The Reading Room

The Founding of The Obelisk Press

Jack Kahane and The Obelisk Press….

I wonder how many of us take publishers for granted? I imagine few of us stop to consider how some of the great and very important publishing houses began and more especially those, like The Obelisk Press which were at the cutting edge of a new and radical style of writing covering the unthinkable in print, namely sex.

In 1929 the British-born Jack Kahane along with printer Herbert Clarke founded The Obelisk Press in Paris. The choice of venue enabled Kahane to publish works in the English language which fell foul of British and American publishing laws and so introduce an eager audience to amongst others, Henry Miller and his classic Tropic of Cancer (1934) Anaïs Nin and her 1939 novel Winter of Artifice, a reprinting of the notorious Some Limericks (1928) by Norman Douglas and Lawrence Durell’s The Black Book (1938) The logo (above) which I am quite drawn to was designed by Kahane’s wife Marcelle who, along with their son Marcelle contributed many of the illustrations to the books they published and usually free of charge.

Reading these and other works in modern times it is perhaps difficult to imagine how big an impact they made and the divided reaction Kahane and his associates received from a public far more conservative minded than the French literary and artistic set of pre-war Paris. Kahane was labelled as a pornographer, a man with a number of pseudonyms including Cecil Barr, he struggled with being known as a pedlar of smut which gave him an income whilst trying to maintain a modicum of respect within the literary establishment whose company he relished being a part of.

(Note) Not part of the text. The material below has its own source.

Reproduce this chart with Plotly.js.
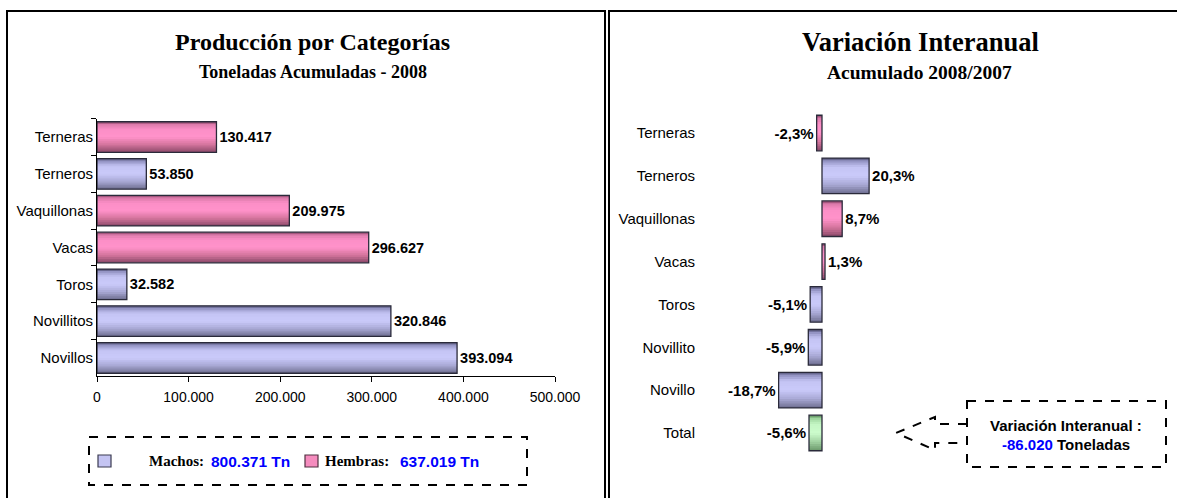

As ‘Cecil Barr’ he wrote six books including Daffodil (1931) and became depressed by the public’s desire for easy, erotic fiction. Poor health and financial worries plagued Kahane throughout his tenure at The Obelisk Press, the reality of Kahane the man was in stark contrast to the public perception, by the time of his last Cecil Barr book, Lady Take Heed! (1937) we find him dedicating the book to himself in thanks for his own unique insight into the world of Parisian brothels, its workers and clients.  Two years later Kahane died from heart failure, his business had all but fallen apart, his plans to re-establish himself in Manchester, England cut short as the onset of World War Two approached.

I suppose it is easy to consider publishers such as Penguin, Hodder and Faber and the huge businesses which they became but this post is dedicated to those small independent companies of years gone by, like Obelisk, who where beset with problems throughout their tenures yet managed to contribute with considerable significance to the advancement of literary and social progress throughout the last century.

The Obelisk Press continues to publish new and interesting works via Paris and London with a number set for publication in 2017.